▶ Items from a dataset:

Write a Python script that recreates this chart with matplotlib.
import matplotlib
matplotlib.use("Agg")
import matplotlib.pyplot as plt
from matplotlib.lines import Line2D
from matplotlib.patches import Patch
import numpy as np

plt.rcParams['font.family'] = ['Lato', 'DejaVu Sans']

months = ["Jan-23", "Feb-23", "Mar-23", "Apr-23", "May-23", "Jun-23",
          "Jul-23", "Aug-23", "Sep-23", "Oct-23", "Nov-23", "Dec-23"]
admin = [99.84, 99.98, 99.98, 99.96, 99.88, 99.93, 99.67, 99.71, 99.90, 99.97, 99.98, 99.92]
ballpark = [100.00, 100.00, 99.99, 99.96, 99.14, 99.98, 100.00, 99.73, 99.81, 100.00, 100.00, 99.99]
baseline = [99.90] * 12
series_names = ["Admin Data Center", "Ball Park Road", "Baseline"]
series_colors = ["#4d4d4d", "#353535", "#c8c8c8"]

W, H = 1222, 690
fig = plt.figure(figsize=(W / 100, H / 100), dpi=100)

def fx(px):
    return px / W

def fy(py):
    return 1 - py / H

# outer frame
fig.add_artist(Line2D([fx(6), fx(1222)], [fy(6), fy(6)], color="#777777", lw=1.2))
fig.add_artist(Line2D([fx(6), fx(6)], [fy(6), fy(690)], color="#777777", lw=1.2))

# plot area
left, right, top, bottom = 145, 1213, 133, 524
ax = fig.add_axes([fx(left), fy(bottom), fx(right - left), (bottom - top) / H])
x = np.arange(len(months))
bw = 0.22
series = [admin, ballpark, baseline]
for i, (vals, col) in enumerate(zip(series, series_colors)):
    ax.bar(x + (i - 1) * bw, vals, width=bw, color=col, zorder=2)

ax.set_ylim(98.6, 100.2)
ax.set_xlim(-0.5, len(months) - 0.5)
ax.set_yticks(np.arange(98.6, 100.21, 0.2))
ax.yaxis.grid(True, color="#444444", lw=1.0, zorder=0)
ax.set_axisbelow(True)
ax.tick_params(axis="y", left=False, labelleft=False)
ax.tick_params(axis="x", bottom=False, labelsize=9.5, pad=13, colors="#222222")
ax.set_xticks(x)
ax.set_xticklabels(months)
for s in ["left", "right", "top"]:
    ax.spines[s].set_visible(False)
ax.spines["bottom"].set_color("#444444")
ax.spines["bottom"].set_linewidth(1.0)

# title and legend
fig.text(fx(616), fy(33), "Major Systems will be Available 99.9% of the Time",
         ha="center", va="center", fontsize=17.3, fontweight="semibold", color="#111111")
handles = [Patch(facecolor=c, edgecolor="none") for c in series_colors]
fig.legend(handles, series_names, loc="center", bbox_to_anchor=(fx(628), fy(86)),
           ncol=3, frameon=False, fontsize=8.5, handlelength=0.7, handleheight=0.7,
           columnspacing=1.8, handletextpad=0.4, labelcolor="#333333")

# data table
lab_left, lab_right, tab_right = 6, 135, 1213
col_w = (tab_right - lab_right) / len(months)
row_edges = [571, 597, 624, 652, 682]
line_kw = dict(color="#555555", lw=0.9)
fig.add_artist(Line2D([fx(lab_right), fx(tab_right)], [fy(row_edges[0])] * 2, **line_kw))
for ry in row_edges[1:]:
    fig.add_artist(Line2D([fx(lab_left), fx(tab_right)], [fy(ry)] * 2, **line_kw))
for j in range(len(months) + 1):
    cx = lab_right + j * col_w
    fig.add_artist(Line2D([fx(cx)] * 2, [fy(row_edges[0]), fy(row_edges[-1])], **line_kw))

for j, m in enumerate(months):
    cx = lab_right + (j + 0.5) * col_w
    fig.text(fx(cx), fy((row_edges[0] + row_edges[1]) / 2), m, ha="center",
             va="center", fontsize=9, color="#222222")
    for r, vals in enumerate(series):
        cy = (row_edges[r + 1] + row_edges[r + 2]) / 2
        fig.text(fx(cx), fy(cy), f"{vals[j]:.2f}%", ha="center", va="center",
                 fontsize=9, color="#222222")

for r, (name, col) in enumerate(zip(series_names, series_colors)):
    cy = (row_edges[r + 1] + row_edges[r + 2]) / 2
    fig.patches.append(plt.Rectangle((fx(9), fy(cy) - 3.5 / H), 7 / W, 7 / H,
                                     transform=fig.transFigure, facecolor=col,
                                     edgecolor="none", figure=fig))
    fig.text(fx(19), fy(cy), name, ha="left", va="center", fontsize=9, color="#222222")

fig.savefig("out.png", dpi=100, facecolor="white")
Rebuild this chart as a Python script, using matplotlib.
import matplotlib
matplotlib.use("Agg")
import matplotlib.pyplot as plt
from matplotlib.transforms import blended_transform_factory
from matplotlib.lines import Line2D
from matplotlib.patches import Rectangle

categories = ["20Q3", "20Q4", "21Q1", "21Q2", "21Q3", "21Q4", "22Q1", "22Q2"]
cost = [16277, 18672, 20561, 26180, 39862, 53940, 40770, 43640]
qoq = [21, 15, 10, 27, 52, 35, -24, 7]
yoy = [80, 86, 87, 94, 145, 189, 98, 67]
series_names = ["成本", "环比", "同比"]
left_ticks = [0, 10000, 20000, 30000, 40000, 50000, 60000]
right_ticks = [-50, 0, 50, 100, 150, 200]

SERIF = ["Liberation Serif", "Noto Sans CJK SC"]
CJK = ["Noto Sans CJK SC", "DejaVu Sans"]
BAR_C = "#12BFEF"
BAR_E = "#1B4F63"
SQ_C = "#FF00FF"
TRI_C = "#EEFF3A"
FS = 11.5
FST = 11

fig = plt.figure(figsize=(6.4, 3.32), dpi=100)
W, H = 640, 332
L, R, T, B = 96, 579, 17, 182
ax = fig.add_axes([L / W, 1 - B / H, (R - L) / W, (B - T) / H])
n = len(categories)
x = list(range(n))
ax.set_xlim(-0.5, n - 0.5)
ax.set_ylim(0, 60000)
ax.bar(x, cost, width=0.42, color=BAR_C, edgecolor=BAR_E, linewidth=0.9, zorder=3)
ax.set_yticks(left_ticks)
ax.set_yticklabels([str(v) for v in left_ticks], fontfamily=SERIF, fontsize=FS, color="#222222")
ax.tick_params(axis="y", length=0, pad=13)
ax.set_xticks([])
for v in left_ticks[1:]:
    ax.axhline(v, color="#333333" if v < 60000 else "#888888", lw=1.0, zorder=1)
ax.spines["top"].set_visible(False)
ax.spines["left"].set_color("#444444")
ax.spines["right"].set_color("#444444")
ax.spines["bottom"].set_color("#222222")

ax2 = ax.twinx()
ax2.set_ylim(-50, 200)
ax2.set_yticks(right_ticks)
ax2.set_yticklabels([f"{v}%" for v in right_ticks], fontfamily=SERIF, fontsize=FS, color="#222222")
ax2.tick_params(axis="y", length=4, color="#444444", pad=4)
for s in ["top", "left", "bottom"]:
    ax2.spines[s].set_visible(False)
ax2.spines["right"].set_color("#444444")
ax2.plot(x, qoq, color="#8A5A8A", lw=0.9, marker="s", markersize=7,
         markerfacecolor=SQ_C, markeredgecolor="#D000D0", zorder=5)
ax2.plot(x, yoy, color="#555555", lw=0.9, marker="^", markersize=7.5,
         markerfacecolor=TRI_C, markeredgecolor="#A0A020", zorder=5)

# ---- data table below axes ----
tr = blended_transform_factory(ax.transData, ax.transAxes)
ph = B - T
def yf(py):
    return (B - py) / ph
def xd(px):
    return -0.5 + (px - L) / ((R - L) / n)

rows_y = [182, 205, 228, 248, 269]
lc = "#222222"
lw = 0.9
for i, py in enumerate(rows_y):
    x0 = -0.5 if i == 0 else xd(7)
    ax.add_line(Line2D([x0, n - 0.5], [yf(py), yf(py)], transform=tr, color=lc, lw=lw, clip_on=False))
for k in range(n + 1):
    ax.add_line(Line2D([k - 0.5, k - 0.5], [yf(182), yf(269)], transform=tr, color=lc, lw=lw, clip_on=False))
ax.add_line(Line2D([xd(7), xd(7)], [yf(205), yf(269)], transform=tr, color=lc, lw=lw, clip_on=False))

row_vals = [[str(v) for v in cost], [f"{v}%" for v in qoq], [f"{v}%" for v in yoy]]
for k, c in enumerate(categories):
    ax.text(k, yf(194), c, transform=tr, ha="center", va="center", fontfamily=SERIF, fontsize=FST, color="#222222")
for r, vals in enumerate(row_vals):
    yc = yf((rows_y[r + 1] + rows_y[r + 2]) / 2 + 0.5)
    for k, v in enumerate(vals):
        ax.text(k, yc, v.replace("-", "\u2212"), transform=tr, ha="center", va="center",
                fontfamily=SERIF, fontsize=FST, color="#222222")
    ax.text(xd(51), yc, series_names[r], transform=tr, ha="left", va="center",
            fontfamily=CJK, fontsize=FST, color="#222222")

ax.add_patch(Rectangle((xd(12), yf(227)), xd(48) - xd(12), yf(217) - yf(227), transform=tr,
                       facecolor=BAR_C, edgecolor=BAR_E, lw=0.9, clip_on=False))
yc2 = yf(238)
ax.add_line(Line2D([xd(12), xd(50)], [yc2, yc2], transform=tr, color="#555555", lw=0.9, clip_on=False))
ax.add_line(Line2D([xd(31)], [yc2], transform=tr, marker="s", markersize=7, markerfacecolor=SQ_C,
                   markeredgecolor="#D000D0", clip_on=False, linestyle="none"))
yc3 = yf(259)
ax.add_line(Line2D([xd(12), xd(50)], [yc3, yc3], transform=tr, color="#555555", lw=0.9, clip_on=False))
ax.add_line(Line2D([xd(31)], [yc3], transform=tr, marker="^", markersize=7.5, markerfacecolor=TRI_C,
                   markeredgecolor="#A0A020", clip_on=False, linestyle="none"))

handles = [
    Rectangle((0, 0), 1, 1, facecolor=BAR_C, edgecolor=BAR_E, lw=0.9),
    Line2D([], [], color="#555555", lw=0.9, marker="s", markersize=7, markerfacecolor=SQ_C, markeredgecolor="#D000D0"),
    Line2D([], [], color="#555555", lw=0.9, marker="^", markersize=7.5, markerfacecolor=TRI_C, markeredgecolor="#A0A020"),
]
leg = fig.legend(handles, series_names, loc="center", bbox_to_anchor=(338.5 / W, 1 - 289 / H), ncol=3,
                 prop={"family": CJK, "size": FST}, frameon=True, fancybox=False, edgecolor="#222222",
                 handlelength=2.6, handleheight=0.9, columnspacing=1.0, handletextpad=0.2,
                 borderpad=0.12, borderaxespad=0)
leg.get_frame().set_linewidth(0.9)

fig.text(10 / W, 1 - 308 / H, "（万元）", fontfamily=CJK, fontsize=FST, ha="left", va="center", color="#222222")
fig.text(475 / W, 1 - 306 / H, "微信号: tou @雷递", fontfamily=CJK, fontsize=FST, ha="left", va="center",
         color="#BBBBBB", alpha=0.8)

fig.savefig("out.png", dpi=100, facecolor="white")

▶ TASK BRIEF: Set down, exactly as written, each line of the data from its opening line through the one containing "return px / W". Output nothing more.

▶ SOLUTION TO THE PROBLEM:
Write a Python script that recreates this chart with matplotlib.
import matplotlib
matplotlib.use("Agg")
import matplotlib.pyplot as plt
from matplotlib.lines import Line2D
from matplotlib.patches import Patch
import numpy as np

plt.rcParams['font.family'] = ['Lato', 'DejaVu Sans']

months = ["Jan-23", "Feb-23", "Mar-23", "Apr-23", "May-23", "Jun-23",
          "Jul-23", "Aug-23", "Sep-23", "Oct-23", "Nov-23", "Dec-23"]
admin = [99.84, 99.98, 99.98, 99.96, 99.88, 99.93, 99.67, 99.71, 99.90, 99.97, 99.98, 99.92]
ballpark = [100.00, 100.00, 99.99, 99.96, 99.14, 99.98, 100.00, 99.73, 99.81, 100.00, 100.00, 99.99]
baseline = [99.90] * 12
series_names = ["Admin Data Center", "Ball Park Road", "Baseline"]
series_colors = ["#4d4d4d", "#353535", "#c8c8c8"]

W, H = 1222, 690
fig = plt.figure(figsize=(W / 100, H / 100), dpi=100)

def fx(px):
    return px / W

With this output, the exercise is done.